■ Problem to solve
Check every line below for the word "with" and show those that hold it.
--- begin Entries shown ---
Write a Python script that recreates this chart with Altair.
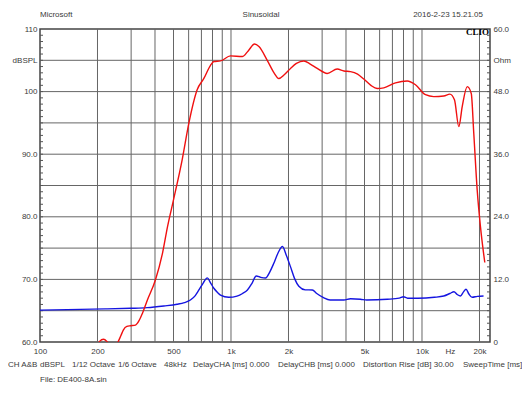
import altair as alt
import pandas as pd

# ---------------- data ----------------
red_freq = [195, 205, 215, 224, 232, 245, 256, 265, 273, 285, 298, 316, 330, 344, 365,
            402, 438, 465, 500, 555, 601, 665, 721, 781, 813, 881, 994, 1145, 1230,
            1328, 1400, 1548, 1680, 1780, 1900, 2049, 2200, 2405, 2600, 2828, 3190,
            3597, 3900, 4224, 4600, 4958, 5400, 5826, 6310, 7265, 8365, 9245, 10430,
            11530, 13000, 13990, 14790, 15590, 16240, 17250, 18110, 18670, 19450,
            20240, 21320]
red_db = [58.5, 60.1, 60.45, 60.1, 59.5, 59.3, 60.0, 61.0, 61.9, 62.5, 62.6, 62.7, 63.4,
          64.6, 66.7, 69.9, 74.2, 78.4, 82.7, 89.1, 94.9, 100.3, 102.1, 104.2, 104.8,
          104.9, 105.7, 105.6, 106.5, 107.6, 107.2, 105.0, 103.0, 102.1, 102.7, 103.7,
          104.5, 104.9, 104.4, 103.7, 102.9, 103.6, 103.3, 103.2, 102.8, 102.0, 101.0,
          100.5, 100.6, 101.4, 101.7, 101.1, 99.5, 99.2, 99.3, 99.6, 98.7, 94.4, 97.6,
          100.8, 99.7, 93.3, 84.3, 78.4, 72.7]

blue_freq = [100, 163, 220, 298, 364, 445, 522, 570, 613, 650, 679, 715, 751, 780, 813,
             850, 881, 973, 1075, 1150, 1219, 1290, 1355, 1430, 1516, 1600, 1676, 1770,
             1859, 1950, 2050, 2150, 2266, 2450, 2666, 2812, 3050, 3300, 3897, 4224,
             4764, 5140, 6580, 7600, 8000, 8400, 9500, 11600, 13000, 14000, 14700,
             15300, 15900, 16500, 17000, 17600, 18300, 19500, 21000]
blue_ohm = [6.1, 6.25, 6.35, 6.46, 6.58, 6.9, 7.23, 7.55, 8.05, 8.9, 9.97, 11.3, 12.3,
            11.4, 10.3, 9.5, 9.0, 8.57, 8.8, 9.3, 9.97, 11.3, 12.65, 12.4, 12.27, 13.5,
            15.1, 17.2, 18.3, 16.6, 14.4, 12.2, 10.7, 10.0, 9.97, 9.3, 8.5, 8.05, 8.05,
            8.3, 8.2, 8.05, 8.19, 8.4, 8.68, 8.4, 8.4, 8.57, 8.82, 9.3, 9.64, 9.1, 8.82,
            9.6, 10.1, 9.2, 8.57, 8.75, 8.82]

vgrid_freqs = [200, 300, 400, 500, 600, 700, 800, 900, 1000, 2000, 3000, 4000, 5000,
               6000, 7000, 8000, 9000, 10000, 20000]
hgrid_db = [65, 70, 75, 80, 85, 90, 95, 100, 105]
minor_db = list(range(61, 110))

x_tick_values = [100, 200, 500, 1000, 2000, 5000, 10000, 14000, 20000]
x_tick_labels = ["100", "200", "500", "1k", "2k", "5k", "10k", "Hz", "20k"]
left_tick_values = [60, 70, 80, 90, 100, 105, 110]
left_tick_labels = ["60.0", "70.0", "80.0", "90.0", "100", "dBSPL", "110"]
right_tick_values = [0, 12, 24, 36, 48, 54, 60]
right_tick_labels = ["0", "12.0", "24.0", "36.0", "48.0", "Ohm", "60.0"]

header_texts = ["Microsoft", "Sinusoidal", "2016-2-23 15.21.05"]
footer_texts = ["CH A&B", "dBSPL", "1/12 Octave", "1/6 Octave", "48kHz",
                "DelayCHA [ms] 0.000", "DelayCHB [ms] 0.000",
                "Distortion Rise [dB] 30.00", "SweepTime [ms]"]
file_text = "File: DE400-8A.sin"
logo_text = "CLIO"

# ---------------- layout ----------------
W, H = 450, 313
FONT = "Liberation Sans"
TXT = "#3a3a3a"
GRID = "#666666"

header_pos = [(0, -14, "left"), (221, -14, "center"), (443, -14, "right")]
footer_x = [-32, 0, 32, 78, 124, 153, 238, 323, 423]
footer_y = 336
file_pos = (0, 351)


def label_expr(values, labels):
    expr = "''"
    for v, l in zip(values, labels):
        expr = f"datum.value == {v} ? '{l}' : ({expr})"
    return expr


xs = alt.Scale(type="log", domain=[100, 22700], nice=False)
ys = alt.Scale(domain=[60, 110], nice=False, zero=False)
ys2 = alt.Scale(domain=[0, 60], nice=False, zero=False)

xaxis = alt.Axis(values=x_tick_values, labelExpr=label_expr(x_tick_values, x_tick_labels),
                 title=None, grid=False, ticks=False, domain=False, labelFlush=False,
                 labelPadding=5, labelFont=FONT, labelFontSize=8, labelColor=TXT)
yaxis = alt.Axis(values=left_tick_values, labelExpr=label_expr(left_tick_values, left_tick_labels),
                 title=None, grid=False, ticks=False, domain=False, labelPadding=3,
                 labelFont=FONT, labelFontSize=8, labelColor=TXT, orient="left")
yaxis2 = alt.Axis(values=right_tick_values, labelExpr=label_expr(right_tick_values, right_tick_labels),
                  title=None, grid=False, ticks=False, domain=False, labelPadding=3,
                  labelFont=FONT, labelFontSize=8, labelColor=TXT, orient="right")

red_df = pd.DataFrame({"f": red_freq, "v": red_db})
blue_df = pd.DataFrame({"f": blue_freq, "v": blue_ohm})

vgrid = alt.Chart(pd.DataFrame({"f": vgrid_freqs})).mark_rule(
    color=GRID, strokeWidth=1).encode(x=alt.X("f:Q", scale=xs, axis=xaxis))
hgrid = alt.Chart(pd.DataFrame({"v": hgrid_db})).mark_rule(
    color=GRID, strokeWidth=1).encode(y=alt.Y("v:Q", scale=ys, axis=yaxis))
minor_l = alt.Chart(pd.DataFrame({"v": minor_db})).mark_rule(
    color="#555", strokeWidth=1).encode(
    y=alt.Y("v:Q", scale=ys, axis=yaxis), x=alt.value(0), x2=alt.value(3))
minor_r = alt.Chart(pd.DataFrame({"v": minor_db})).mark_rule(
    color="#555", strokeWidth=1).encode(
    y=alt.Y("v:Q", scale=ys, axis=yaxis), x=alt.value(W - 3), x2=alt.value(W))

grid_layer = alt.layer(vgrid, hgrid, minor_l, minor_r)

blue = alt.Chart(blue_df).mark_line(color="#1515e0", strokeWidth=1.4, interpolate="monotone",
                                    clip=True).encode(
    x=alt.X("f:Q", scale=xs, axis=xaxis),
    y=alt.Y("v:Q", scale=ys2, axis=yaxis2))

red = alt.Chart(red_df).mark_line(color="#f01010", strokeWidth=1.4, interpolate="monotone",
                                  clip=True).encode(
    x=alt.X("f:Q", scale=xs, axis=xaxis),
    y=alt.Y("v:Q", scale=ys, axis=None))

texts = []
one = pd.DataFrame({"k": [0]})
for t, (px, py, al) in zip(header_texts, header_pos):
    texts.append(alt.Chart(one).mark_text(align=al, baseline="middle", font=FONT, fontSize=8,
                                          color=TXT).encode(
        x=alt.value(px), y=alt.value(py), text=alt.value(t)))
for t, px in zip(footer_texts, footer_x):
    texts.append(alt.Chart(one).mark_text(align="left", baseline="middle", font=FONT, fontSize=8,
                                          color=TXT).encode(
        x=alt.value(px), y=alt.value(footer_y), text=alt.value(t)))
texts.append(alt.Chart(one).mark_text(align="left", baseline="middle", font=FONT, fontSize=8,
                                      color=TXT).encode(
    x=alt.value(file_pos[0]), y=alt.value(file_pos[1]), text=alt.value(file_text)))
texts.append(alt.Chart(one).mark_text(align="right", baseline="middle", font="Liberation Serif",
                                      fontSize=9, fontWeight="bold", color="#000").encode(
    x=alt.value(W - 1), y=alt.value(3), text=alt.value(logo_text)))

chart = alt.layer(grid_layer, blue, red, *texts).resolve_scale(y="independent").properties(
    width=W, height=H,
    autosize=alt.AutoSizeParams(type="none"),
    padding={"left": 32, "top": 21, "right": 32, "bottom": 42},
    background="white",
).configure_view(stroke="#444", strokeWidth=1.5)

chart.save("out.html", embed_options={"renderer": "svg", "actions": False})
--- end Entries shown ---
--- begin Entries shown ---
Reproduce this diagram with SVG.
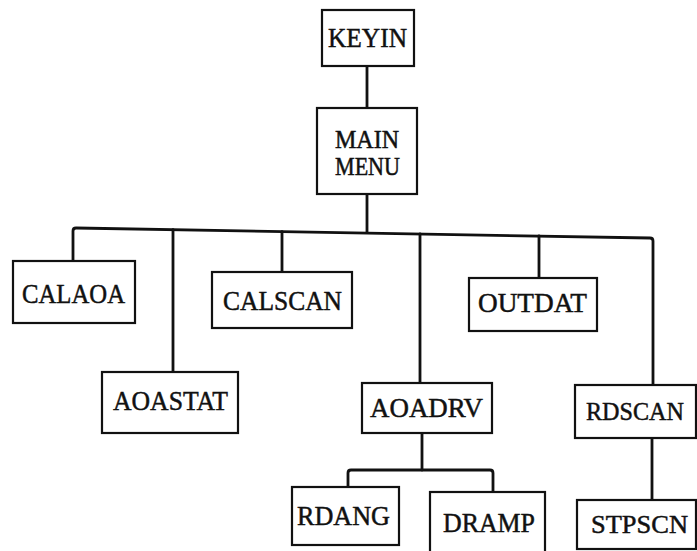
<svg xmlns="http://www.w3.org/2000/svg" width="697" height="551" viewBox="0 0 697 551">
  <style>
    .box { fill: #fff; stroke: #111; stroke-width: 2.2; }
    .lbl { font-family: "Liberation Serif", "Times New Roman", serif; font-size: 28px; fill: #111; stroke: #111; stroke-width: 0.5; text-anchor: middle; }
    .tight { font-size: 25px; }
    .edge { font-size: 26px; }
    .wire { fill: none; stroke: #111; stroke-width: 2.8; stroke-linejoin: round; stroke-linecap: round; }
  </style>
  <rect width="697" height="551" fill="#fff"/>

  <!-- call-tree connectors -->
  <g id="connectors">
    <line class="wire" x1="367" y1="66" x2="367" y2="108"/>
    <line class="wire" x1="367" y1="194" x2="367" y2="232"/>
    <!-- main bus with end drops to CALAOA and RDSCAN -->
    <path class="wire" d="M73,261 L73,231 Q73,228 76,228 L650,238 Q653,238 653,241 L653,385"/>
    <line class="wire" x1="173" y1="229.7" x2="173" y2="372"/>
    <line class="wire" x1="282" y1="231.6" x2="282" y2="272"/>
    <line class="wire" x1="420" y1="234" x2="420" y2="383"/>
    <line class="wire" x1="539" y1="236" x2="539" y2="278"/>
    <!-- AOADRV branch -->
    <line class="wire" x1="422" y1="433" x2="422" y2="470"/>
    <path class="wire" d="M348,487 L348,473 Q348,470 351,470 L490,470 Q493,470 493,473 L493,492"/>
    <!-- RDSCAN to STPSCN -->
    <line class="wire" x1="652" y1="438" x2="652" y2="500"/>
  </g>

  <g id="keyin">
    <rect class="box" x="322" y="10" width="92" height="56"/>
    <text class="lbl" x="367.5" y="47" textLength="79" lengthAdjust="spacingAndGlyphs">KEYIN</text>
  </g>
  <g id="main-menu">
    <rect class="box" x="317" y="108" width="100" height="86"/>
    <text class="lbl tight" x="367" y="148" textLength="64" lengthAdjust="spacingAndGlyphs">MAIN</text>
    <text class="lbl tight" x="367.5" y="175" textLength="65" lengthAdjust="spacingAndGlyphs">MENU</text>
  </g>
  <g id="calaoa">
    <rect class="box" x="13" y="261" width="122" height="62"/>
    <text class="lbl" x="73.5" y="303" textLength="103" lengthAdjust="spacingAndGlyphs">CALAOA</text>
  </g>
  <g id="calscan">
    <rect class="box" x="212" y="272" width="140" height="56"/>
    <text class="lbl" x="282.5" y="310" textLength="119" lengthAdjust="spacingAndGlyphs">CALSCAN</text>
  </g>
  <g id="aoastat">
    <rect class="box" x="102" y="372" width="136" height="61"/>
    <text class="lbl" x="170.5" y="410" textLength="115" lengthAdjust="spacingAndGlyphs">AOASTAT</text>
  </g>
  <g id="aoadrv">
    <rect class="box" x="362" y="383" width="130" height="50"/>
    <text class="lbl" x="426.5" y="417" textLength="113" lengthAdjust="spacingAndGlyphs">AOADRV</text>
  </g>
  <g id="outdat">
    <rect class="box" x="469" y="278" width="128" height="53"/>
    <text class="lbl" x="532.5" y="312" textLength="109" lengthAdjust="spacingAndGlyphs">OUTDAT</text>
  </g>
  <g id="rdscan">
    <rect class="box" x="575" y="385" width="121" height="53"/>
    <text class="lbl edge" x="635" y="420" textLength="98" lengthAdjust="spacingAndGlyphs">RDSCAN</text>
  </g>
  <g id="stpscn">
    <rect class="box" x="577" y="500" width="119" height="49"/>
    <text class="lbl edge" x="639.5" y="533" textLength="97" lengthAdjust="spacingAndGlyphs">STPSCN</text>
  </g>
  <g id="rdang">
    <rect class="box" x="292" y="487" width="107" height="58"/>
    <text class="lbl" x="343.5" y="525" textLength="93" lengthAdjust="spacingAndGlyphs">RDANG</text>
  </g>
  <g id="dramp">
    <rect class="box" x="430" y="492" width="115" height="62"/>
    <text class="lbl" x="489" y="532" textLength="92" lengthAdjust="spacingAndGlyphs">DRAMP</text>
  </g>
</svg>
--- end Entries shown ---
■ Result for this task
Write a Python script that recreates this chart with Altair.
Reproduce this diagram with SVG.
    <!-- main bus with end drops to CALAOA and RDSCAN -->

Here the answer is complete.